I studied pictures of your parents; we had a few pasted into an album, taken the night of the farewell party. There was my father, his stiff jet-black hair already a surprise to me by then. He was dressed in a sweater vest, his shirt cuffs rolled back, pointing urgently at something beyond the frame. Your father was in the suit and tie he always wore, his handsome, bespectacled face leaning toward someone in conversation, his greenish eyes unlike anyone else's. The middle part in your mother's hair accentuated the narrow length of her face; the end of her raw-silk sari was wrapped around her shoulders like a shawl. My mother stood beside her, a head shorter and more disheveled, stray hairs hanging by her ears. They both appeared flushed, the color high in their cheeks, as if from drinking wine, even though all they ever drank in those days was tap water or tea, the bond between them clear. There was no evidence of you, the person I was most curious about. Who knows where you had lurked in that crowd? I imagine you sat at the desk in the corner of my parents' bedroom, reading a book you'd brought with you, waiting for the party to end.

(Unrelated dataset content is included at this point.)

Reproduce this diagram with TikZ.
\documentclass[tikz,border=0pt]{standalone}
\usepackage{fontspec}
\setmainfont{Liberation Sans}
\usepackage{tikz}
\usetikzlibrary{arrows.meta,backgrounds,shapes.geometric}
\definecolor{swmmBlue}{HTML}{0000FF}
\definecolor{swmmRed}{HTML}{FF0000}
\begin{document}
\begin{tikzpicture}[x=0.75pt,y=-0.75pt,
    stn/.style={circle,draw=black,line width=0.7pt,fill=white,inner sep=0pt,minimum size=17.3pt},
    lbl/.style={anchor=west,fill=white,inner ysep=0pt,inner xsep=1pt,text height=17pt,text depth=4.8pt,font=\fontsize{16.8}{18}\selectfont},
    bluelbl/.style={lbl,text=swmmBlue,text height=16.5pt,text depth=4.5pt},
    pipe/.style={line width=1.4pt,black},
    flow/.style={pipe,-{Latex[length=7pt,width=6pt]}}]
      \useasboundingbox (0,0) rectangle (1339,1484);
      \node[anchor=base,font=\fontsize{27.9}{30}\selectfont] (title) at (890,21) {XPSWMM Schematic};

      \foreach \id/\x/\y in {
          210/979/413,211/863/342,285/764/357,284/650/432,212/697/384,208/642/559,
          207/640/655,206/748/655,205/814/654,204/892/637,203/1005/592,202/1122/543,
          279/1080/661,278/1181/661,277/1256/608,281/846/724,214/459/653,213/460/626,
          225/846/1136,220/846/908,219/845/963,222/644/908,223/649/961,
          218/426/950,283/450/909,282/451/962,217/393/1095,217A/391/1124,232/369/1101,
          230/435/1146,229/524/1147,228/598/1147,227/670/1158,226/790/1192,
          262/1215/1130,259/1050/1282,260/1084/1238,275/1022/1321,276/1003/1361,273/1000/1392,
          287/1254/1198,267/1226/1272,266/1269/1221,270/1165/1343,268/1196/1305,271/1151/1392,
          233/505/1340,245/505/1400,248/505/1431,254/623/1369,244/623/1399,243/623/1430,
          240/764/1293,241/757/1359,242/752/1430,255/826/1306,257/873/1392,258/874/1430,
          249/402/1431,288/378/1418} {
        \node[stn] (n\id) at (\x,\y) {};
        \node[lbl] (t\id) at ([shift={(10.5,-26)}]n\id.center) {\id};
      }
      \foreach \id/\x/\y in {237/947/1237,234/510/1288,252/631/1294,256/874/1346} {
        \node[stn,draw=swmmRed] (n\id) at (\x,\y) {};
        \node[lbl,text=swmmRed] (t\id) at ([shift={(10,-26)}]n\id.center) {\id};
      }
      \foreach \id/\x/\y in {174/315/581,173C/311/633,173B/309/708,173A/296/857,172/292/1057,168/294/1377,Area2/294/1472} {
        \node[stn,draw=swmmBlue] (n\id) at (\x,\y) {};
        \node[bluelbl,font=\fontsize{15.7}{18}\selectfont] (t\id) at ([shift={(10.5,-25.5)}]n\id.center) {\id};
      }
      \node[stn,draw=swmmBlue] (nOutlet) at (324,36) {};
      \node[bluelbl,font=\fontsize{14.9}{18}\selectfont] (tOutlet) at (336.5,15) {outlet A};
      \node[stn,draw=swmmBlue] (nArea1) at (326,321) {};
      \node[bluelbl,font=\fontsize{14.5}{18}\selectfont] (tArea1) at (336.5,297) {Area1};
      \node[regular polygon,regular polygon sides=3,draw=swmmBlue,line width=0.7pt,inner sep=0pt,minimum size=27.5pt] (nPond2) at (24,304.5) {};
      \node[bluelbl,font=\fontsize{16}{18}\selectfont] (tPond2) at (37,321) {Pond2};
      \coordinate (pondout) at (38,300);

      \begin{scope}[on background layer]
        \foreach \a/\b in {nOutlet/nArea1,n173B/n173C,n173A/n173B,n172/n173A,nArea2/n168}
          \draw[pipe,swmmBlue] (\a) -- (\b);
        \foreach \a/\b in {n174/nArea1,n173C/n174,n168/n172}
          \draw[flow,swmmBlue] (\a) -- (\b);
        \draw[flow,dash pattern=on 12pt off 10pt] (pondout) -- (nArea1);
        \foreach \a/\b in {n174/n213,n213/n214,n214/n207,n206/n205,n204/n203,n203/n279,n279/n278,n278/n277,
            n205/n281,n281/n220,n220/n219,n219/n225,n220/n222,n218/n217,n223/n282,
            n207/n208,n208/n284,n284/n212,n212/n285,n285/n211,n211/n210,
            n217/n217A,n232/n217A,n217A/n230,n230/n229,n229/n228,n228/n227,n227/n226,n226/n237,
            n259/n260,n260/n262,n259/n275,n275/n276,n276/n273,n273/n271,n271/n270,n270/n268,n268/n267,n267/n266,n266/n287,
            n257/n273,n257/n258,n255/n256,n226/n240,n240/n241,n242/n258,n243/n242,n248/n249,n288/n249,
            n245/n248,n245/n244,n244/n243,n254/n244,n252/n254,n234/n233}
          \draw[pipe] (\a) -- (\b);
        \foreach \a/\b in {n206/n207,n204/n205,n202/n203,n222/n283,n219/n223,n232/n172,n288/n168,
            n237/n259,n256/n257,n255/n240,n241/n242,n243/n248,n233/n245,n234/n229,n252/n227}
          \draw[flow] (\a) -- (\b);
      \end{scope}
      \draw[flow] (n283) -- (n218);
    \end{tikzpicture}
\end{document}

My father went one evening to the airport to greet you. It was a school night for me. The dining table had been set since the afternoon. This was my mother's way when she gave parties, though she had never prepared such an elaborate meal in the middle of the week. An hour before you were expected, she turned on the oven. She had heated up a panful of oil and begun to fry thick slices of eggplant to serve with the dal, filling the room with a haze of smoke, when my father called to say that though your plane had landed, one of your suitcases had not arrived. I was hungry by then, but it felt wrong to ask my mother to open the oven door and pull out all the dishes for my sake. My mother turned off the oil and I sat with her on the sofa watching a movie on television, something about the Second World War, in which a group of tired men were walking across a dark field. Cinema of a certain period was the one thing my mother loved wholeheartedly about the West. She herself never wore a skirt-she considered it indecent-but she could recall, scene by scene, Audrey Hepburn's outfits in any given movie.

I fell asleep at her side, and the next thing I knew I was sprawled on the sofa alone, the television turned off, voices filling another part of the house. I stood up, my face hot, my limbs cramped and heavy. You were all in the dining room, eating. Pans of food lined the table, and in addition to the water pitcher there was a bottle of Johnnie Walker that only your parents were drinking, planted between their plates. There was your mother, her slippery dark hair cut to her shoulders, wearing slacks and a tunic, a silk scarf knotted at her neck, looking only vaguely like the woman I'd seen in the pictures. With her bright lipstick and frosted eyelids, she looked less exhausted than my mother did. She had remained thin, her collarbones glamorously protruding, unburdened by the weight of middle age that now padded my mother's features. Your father looked more or less the same, still handsome, still wearing a jacket and tie, a different style of glasses his concession to the new decade. You were pale like your father, long bangs combed over to one side of your face, your eyes distracted yet missing nothing. I had not expected you to be handsome. I had not expected to find you appealing in the least.

"My goodness, Hema, already a lady. You don't remember us, do you?" your mother said. She spoke to me in English, in a pleasant, unhurried way, with a voice that sounded amused. "Come, poor thing, we've kept you waiting. Your mother told us you went hungry because of us."

I sat down, embarrassed that you had seen me asleep on the sofa. Though you had all just flown halfway across the world, it was I who felt weary, despite my nap. My mother served me a plate of food, but her attention was on you and the fact that you were refusing seconds.

"We had dinner before we landed," you replied, a faint accent present in your English, but not the strong accent our parents shared. Your voice had deepened, no longer a child's.